Regardons la réalité : si des millions de ménages qui assument déjà les charges d'une accession ou d'une location dans du logement récent ont deux véhicules, ce n’est certes pas par fantaisie, mais simplement par nécessité ! Quoi que l’on décide dans les règles de construction, les deux véhicules seront là. Considérer qu’organiser l’absence de stationnement dans les règles d'urbanisme conduira nos concitoyens à se passer de leur second véhicule n'est pas conforme à la réalité.
Essayons de réfléchir aux conséquences d’une telle décision, puisque c’est bien là le but d’une étude d'impact. On peut imaginer que, dans une gestion urbaine étrange, de grands espaces vacants de voirie publique attendent les véhicules supplémentaires de nouveaux résidents. Cette hypothèse est de pure fiction. Et si ce n'est pas le cas, le calcul est vite fait : il faudra que la collectivité assume les milliers d'euros qui n’auront pas été consacrés à la réalisation de places privatives de stationnement.
Dans les centres-villes, dans les espaces centraux – c'est le cas de dizaines, voire de centaines de communes en Île-de-France ou dans les grandes agglomérations –, il n’existe pas d'espace vacant et le déficit de stationnement provoque du désordre urbain.

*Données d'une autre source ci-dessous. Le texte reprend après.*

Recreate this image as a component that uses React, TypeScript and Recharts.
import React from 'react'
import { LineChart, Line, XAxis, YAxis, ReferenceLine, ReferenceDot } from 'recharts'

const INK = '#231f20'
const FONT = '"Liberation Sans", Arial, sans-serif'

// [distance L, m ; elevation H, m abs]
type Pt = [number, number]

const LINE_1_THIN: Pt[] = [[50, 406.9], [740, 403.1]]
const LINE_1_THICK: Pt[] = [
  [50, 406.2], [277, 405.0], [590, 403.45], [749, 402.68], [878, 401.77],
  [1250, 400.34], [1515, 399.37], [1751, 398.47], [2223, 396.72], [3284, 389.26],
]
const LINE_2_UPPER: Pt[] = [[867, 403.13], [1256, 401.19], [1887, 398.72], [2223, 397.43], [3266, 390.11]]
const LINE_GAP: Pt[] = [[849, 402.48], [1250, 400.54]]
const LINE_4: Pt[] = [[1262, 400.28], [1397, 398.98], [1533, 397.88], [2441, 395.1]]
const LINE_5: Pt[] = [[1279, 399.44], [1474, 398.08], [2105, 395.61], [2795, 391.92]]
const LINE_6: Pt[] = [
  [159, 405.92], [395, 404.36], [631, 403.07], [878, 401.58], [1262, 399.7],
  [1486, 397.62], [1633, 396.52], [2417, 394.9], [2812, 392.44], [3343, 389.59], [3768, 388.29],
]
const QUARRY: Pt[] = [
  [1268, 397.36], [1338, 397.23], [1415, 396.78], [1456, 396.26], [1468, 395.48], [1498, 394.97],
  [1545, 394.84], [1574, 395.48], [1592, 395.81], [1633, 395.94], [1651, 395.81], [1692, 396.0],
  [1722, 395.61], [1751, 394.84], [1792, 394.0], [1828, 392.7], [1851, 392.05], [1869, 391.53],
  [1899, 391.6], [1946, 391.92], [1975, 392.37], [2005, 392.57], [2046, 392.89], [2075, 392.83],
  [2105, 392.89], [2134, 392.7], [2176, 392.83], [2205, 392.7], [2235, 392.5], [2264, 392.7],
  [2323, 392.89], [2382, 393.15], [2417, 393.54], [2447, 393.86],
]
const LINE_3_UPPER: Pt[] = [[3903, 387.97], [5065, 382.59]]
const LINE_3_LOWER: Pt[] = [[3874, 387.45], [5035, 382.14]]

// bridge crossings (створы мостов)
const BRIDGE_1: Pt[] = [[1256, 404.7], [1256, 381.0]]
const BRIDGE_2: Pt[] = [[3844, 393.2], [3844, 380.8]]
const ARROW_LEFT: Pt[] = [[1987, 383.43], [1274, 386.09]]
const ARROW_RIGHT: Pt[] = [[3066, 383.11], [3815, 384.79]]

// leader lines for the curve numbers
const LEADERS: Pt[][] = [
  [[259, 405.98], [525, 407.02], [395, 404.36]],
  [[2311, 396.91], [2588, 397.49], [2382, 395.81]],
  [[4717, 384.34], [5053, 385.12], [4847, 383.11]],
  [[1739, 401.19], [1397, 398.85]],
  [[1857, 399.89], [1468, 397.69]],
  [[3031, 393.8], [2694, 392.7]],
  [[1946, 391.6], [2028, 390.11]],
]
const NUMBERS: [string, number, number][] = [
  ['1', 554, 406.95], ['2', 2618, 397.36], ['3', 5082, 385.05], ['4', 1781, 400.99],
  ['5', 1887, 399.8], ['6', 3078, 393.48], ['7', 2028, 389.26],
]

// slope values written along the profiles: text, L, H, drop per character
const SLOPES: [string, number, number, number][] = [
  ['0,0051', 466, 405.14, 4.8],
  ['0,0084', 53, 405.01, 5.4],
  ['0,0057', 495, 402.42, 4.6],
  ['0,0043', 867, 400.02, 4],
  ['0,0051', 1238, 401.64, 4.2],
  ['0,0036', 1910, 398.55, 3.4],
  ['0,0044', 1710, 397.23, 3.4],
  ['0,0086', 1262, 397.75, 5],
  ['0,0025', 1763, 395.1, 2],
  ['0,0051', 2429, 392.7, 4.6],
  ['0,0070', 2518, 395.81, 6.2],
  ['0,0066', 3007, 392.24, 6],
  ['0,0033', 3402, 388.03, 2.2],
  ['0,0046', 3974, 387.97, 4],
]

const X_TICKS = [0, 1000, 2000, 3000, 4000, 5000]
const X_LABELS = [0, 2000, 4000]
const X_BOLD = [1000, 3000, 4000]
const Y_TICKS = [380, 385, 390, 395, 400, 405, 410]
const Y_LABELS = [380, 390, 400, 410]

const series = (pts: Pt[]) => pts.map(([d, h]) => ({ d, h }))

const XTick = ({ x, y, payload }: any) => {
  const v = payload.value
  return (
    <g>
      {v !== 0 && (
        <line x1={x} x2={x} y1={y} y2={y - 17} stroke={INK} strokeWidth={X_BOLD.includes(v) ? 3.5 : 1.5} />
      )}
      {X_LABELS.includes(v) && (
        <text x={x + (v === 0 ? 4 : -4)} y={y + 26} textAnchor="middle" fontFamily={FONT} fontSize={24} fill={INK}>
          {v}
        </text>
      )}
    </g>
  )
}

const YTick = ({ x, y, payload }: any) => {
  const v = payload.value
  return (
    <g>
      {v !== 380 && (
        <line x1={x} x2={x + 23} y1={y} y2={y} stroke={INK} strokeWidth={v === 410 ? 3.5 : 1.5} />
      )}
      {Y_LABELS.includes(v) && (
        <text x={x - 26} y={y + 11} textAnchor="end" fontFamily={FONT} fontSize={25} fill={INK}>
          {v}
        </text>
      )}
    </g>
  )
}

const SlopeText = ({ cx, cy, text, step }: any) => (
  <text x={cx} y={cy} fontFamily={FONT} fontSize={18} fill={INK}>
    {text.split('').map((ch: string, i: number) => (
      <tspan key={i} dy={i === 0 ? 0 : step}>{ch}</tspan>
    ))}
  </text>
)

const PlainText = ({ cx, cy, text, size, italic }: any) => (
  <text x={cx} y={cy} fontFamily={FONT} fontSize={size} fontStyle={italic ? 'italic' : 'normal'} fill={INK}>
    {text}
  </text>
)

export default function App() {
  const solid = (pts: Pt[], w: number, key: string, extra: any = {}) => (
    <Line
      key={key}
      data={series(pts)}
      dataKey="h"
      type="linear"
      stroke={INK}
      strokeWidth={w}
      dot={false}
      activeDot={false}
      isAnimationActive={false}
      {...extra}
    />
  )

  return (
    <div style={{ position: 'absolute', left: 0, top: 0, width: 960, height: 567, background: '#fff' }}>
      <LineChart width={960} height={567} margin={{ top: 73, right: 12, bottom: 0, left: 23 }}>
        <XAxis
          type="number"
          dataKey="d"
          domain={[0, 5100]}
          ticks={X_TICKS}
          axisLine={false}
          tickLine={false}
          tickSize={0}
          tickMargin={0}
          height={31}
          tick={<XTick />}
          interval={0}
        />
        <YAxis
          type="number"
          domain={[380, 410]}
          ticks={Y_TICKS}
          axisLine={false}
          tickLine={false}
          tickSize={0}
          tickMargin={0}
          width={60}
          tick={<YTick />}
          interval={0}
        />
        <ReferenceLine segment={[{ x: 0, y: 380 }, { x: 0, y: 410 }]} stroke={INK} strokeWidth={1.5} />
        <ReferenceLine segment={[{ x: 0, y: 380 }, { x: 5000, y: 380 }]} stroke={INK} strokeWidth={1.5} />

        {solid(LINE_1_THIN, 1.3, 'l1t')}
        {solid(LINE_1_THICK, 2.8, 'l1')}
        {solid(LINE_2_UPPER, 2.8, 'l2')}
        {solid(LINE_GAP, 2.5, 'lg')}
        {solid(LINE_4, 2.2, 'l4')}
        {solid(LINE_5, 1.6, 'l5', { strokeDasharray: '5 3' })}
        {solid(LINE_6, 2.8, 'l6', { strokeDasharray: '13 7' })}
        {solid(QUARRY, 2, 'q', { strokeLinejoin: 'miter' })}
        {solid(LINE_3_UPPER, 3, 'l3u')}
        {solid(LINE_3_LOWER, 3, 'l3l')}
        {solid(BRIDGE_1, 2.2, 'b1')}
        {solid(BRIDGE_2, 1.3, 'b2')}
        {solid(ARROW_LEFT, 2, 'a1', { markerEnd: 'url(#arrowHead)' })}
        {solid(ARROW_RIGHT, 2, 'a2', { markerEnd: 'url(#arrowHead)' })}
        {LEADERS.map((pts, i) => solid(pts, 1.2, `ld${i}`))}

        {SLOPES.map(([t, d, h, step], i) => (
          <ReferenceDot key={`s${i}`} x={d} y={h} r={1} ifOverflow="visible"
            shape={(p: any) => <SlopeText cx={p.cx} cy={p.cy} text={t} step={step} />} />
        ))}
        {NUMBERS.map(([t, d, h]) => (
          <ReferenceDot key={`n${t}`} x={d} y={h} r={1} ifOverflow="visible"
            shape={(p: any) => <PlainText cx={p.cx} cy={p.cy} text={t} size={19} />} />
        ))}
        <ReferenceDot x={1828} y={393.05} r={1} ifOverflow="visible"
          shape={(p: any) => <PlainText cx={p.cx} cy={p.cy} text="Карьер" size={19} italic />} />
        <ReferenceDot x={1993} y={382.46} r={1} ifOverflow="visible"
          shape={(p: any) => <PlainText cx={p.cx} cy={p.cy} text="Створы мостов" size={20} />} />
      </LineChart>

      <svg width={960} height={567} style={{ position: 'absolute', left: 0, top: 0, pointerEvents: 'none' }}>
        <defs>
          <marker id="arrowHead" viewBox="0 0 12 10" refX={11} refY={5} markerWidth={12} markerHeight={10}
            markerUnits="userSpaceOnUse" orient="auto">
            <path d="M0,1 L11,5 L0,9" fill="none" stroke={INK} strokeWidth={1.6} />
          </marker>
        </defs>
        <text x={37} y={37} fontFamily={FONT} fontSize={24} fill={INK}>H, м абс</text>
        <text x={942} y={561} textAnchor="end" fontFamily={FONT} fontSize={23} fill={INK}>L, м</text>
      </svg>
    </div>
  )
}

Je peux en témoigner, pour l’avoir vécu dans ma propre commune. Si l’on sous-estime les emplacements de stationnement et que l'on fait de la densité, on se retrouve vite dans une impasse.
Cette situation n’est guère agréable, notamment pour les résidents concernés, qui rentrent de leur travail à vingt heures et ne peuvent garer leur voiture ! La commune sera alors vite contrainte de créer des emplacements de stationnement public à 20 000 euros pièce, qui seront payés grâce aux impôts fonciers de ceux-là même qui ont déjà financé leur propre aire de stationnement dans leur immeuble. La question se pose : qui paye pour qui à la fin ? Nous devons donc être très attentifs à ces questions.

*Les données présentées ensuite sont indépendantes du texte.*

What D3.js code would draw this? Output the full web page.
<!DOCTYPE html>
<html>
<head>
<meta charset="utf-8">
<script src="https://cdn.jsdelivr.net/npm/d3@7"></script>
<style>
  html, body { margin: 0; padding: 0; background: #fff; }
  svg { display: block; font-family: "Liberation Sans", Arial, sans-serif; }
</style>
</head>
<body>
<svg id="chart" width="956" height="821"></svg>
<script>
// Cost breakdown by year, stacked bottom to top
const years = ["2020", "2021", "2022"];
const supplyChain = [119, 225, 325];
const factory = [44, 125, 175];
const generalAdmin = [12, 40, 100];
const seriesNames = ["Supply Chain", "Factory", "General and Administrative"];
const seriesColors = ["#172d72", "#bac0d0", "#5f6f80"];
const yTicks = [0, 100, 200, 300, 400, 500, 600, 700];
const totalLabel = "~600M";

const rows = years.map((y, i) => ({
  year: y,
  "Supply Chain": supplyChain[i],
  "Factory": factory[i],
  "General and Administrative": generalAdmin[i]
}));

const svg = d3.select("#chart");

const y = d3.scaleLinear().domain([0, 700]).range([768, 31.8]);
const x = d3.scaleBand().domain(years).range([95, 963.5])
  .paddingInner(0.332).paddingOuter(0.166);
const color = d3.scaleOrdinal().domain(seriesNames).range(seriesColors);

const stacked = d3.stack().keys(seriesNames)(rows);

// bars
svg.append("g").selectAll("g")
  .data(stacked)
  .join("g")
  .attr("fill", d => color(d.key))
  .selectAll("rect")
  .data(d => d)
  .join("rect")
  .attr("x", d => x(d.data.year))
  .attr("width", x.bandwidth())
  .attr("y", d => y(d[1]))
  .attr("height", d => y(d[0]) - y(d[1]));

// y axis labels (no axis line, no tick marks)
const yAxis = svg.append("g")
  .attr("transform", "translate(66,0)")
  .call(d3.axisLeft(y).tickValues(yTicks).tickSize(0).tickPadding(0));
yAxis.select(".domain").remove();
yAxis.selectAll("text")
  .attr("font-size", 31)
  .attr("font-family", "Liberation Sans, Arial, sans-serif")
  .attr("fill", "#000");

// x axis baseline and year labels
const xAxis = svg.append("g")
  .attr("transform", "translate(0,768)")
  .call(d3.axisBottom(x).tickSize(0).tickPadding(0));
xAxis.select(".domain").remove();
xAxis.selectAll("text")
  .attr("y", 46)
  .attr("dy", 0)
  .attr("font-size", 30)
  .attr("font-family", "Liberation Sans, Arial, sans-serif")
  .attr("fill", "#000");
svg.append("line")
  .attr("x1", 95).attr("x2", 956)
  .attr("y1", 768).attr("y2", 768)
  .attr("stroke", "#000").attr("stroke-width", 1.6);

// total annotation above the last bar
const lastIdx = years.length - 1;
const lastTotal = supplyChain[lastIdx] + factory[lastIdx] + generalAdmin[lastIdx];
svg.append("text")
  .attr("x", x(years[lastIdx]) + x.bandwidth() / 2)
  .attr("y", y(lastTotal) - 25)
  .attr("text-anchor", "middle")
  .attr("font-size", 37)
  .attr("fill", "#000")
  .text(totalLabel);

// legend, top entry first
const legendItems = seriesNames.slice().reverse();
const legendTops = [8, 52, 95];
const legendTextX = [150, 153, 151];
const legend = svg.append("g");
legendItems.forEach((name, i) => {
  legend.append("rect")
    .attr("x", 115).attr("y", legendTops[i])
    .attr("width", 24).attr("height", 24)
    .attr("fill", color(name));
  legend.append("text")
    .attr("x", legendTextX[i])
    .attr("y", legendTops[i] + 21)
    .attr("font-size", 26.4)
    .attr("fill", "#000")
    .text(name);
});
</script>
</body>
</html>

L'étude d'impact avance plusieurs solutions.
Est ainsi envisagé le plafonnement absolu, ce qui est à mes yeux la pire hypothèse. Comme vous le souligniez très justement à l'instant, madame la ministre, c’est toujours quatre ans, cinq ans, six ans après que les résultats se feront sentir : gêne pour les habitants et conséquences pour l'environnement, parce que, à la fin, je peux le dire, les gens se garent sur les espaces verts, quand ils n'ont plus d'autre solution !
Il est aussi évoqué que soient fixés dans les SCOT des coefficients de parking, îlot par l'îlot. Permettez-moi de dire que ce serait une grande nouveauté, très loin de ce que contiennent aujourd'hui les SCOT ! Je veux bien que l'on essaye, mais, là encore, madame la ministre, vous n'aurez pas de réponse avant plusieurs années, car vous savez très bien le temps que prend l'élaboration d'un SCOT.

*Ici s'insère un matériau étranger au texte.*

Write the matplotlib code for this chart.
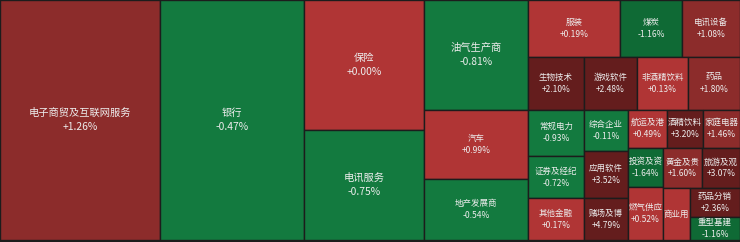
import matplotlib.pyplot as plt
from matplotlib.patches import Rectangle

# =============================================================
# 港股行业热力图 - 各行业涨跌幅 (面积 = 行业权重)
# =============================================================

plt.rcParams['font.family'] = ['Noto Sans CJK SC', 'DejaVu Sans']

# 行业名称 (按布局顺序)
industries = ['电子商贸及互联网服务', '银行', '保险', '电讯服务', '油气生产商', '汽车', '地产发展商',
              '服装', '煤炭', '电讯设备',
              '生物技术', '游戏软件', '非酒精饮料', '药品',
              '常规电力', '证券及经纪', '其他金融',
              '综合企业', '应用软件', '赌场及博',
              '航运及港', '酒精饮料', '家庭电器',
              '投资及资', '燃气供应',
              '黄金及贵', '旅游及观',
              '商业用',
              '药品分销', '重型基建']

# 涨跌幅 (%)
changes = [1.26, -0.47, 0.00, -0.75, -0.81, 0.99, -0.54,
           0.19, -1.16, 1.08,
           2.10, 2.48, 0.13, 1.80,
           -0.93, -0.72, 0.17,
           -0.11, 3.52, 4.79,
           0.49, 3.20, 1.46,
           -1.64, 0.52,
           1.60, 3.07,
           0.30,
           2.36, -1.16]

# 行业权重 (相对值)
weights = [38400, 34560, 15600, 13200, 11388, 7228, 6344,
           5198, 3503, 3277,
           2968, 2809, 2703, 2756,
           2604, 2352, 2352,
           1826, 2068, 1848,
           1502, 1386, 1424,
           1382, 1838,
           1560, 1520,
           1404,
           1450, 1150]

# 分块方式: (方向, 行业个数)  v = 竖列, h = 横行
strips = [('v', 1), ('v', 1), ('v', 2), ('v', 3), ('h', 3), ('h', 4),
          ('v', 3), ('v', 3), ('h', 3), ('v', 2), ('h', 2), ('v', 1),
          ('h', 1), ('h', 1)]


def strip_layout(sizes, strips, x, y, w, h):
    # 按顺序切分矩形, 每个块的面积与权重成正比
    scale = w * h / sum(sizes)
    rects = []
    i = 0
    for direction, n in strips:
        part = [s * scale for s in sizes[i:i + n]]
        total = sum(part)
        if direction == 'v':
            cw = total / h
            yy = y
            for a in part:
                rects.append((x, yy, cw, a / cw))
                yy += a / cw
            x += cw
            w -= cw
        else:
            rh = total / w
            xx = x
            for a in part:
                rects.append((xx, y, a / rh, rh))
                xx += a / rh
            y += rh
            h -= rh
        i += n
    return rects


def color_for(v):
    # 红涨绿跌, 颜色深浅按幅度分档
    if v >= 2:
        return '#641D1D'
    if v >= 1:
        return '#8C2C2B'
    if v >= 0:
        return '#B03535'
    if v > -1:
        return '#137A3F'
    return '#0F6A35'


W, H = 740, 240
rects = strip_layout(weights, strips, 0, 0, W, H)

fig = plt.figure(figsize=(7.4, 2.42), dpi=100)
fig.patch.set_facecolor('#1c1c1c')
ax = fig.add_axes([0, 0, 1, 1])
ax.set_facecolor('#1c1c1c')
ax.set_xlim(0, W)
ax.set_ylim(242, 0)
ax.axis('off')

for name, v, (x, y, w, h) in zip(industries, changes, rects):
    ax.add_patch(Rectangle((x, y), w, h, facecolor=color_for(v),
                           edgecolor='#1c1c1c', linewidth=1.0))
    cx, cy = x + w / 2, y + h / 2
    big = w * h > 9000
    fs = 7.4 if big else 6.1
    gap = 7 if big else 6
    if w < 30:
        ax.text(cx, cy, name, ha='center', va='center', fontsize=fs, color='#EDEDED')
    else:
        ax.text(cx, cy - gap, name, ha='center', va='center', fontsize=fs, color='#EDEDED')
        ax.text(cx, cy + gap, f'{v:+.2f}%', ha='center', va='center', fontsize=fs, color='#EDEDED')

fig.savefig('out.png', dpi=100, facecolor=fig.get_facecolor())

Une dernière solution, qui ne figure pas dans l’étude d’impact, mais que vous avez mentionnée à l’Assemblée nationale, consisterait à laisser une marge d’appréciation aux maires. Elle pose alors un vrai problème de sécurité juridique. En effet, les règles fixées par le PLU pour chaque zone s’appliquent a priori de manière uniforme. Si l’on autorise demain les maires à appliquer la règle à certains endroits, mais pas à d’autres, je vous assure que de jolis contentieux fleuriront dès les premières décisions divergentes !
Le droit administratif, que certains de vos collaborateurs connaissent admirablement, madame la ministre, aboutira nécessairement à ce que ces décisions divergentes soient appréciées comme ne répondant pas à la cohérence nécessaire qui s’impose à l’autorité publique.
En résumé, si je ne veux pas vous convaincre de retirer cette disposition du projet de loi, il me semble qu’une sérieuse concertation et un réel travail de recherche de données devraient être entrepris avant de prendre de nouvelles décisions de niveau législatif qui auraient des conséquences extrêmement dommageables, notamment pour les élus qui veulent effectivement densifier l’habitat urbain.